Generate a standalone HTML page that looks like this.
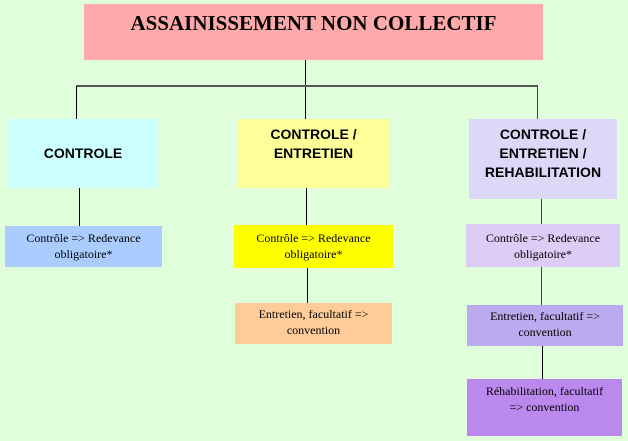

--

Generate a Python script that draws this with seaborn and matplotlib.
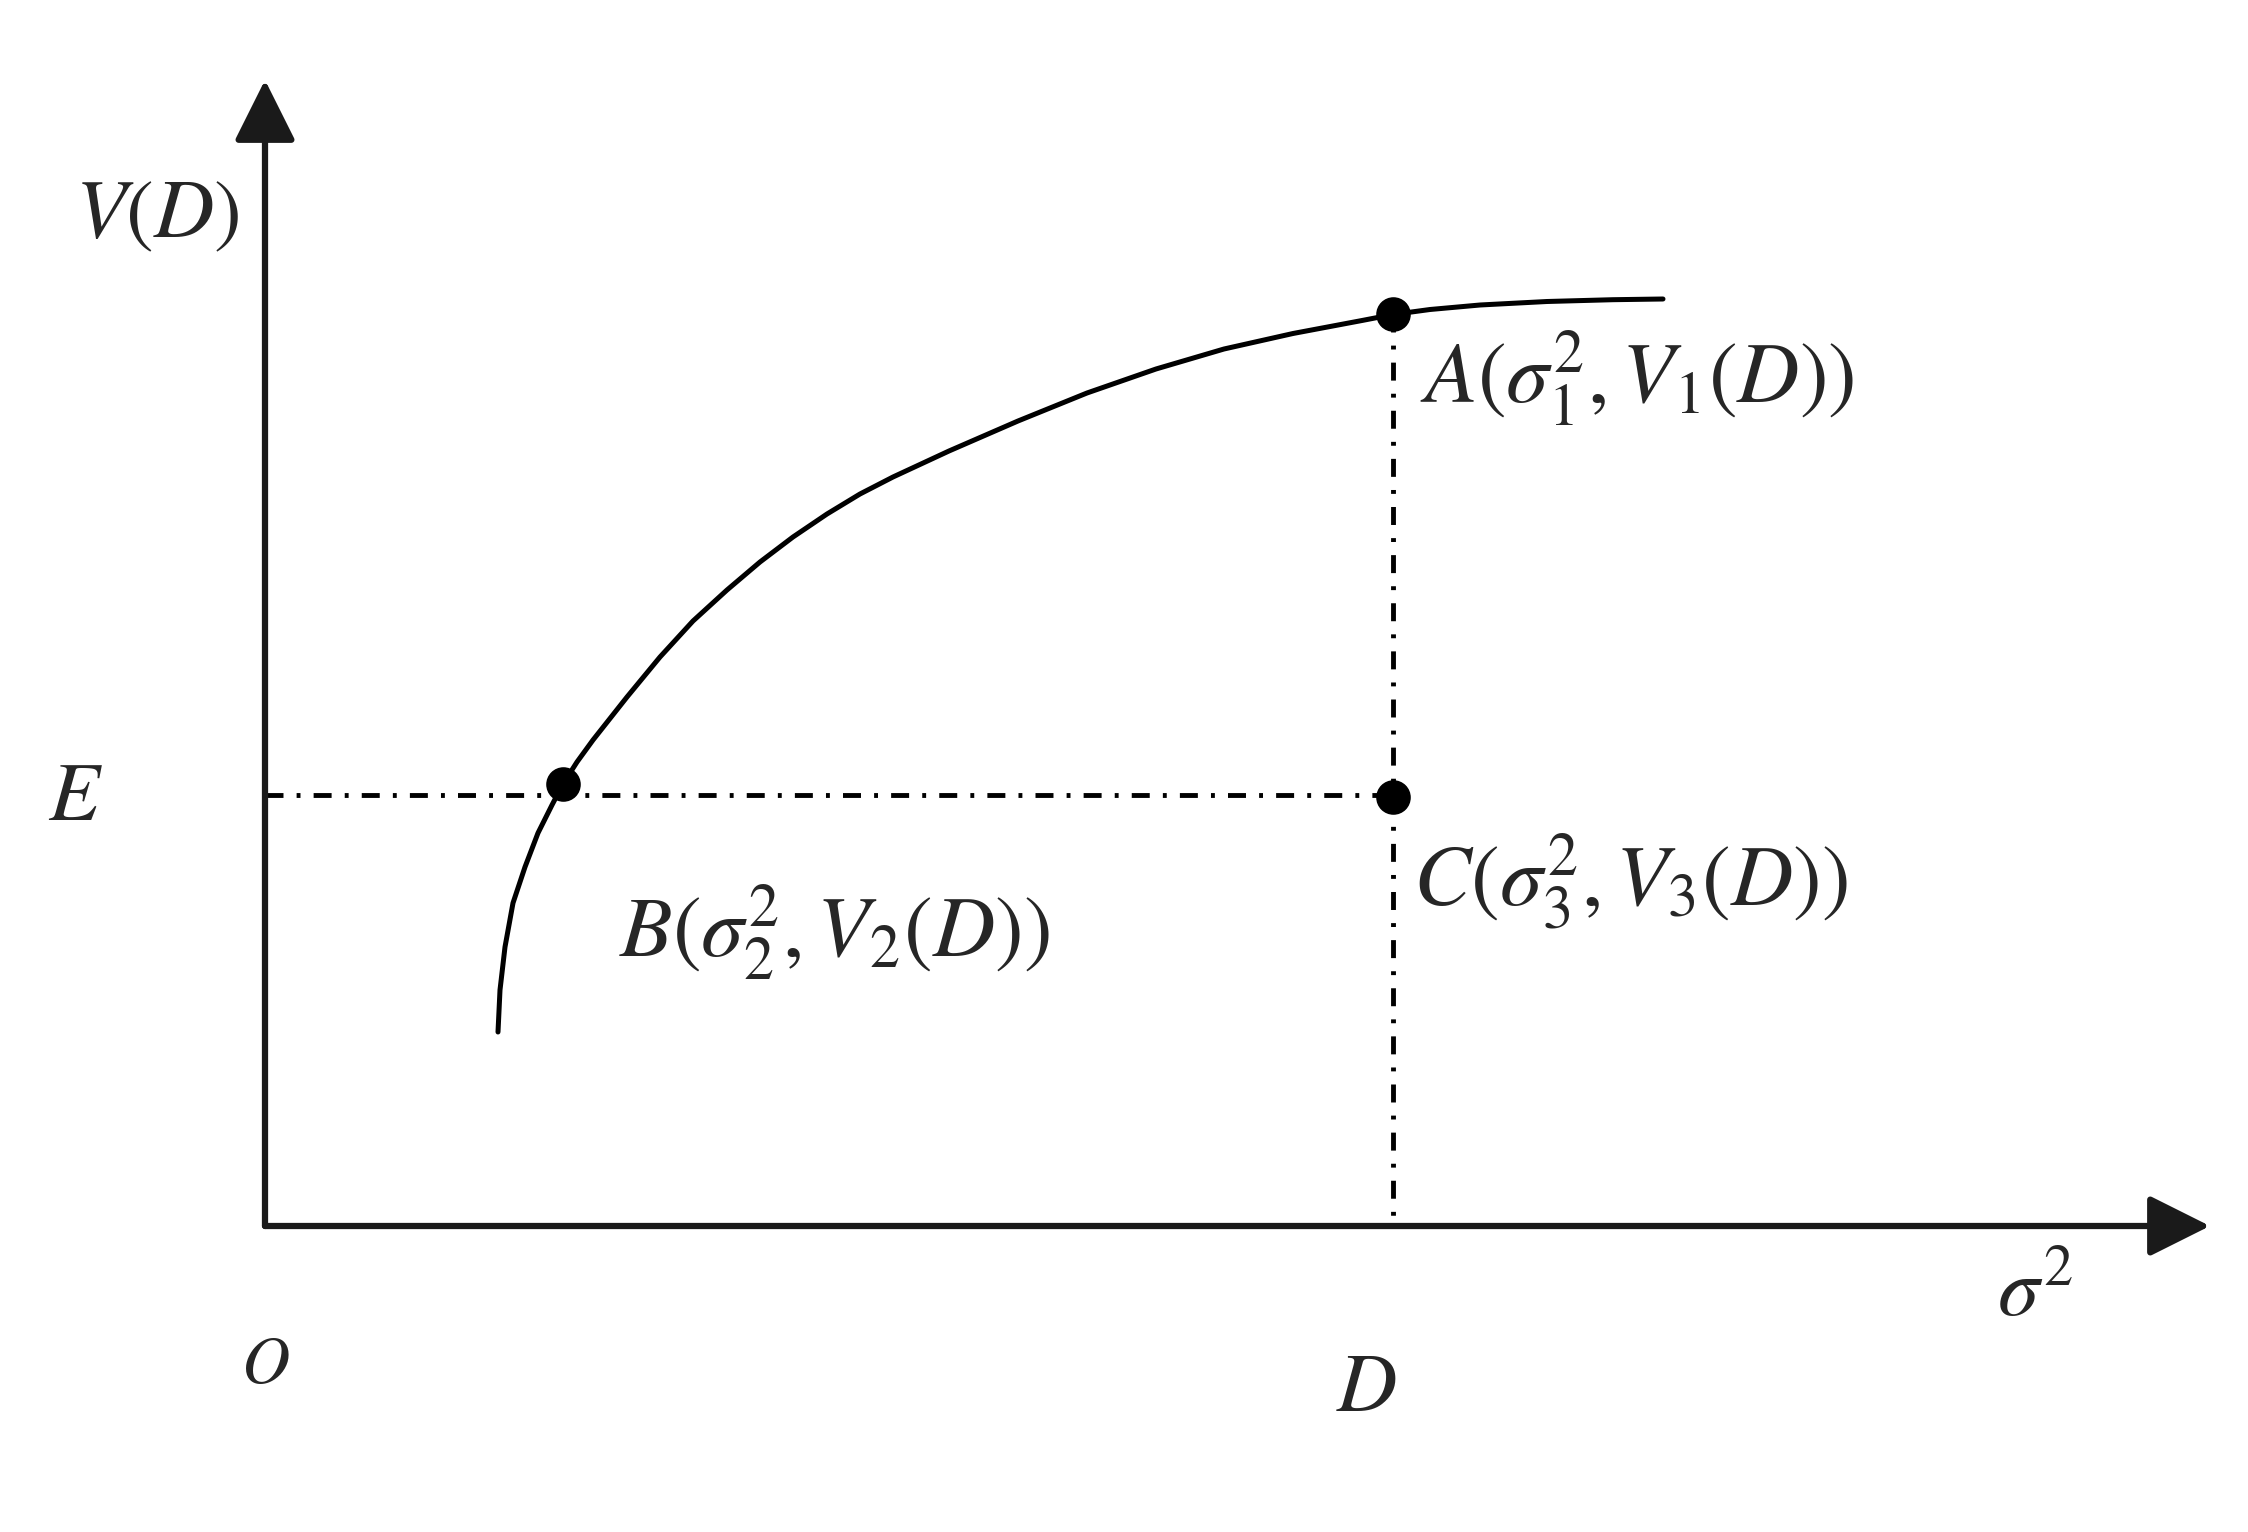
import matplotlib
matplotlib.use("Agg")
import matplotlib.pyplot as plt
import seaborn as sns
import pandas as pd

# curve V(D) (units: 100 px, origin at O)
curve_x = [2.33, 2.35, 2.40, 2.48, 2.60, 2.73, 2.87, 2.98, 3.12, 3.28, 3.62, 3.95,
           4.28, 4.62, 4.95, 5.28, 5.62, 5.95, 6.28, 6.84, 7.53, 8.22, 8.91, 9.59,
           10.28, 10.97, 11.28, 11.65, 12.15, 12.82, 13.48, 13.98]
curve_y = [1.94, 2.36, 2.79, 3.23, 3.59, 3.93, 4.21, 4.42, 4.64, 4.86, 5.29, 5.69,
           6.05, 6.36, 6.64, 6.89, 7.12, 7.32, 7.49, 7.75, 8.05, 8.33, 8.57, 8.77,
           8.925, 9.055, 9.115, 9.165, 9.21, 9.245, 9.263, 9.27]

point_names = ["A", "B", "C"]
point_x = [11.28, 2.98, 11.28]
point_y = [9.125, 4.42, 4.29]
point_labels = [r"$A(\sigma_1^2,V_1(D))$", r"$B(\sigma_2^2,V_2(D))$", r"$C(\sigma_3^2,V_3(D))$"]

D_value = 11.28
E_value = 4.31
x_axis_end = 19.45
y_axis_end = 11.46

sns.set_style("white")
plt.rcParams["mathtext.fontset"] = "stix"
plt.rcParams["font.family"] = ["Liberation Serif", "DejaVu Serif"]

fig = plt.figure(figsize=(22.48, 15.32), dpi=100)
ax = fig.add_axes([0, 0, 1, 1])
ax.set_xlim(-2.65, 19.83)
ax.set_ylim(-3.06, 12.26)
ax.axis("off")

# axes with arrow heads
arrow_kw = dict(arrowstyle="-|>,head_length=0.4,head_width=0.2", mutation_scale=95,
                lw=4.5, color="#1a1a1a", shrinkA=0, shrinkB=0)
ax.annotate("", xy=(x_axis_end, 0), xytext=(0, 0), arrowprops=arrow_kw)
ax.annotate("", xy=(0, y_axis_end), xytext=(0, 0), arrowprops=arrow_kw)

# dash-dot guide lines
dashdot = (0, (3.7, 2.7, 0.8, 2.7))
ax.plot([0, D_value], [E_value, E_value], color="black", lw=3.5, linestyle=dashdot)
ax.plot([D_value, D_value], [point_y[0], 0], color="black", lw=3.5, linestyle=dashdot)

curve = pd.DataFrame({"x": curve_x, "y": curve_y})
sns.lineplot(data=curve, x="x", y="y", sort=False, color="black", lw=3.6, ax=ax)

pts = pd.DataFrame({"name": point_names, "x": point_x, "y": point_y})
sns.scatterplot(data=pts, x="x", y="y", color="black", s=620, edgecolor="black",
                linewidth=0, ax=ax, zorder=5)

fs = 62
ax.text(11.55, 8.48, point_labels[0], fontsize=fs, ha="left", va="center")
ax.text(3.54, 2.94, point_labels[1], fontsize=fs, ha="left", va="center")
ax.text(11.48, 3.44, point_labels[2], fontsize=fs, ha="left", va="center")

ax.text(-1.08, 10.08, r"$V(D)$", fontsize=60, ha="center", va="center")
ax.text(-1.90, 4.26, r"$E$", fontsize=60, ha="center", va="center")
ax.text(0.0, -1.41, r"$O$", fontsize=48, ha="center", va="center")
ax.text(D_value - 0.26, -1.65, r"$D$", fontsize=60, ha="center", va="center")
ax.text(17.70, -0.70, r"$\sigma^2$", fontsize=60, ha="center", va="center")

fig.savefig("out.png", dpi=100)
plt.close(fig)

» What you will do
Extract, without any images, the part of the material above that opens with the line containing "Generate a Python" and closes with the line containing "import pandas as pd", both lines included.

» Exercise output
Generate a Python script that draws this with seaborn and matplotlib.
import matplotlib
matplotlib.use("Agg")
import matplotlib.pyplot as plt
import seaborn as sns
import pandas as pd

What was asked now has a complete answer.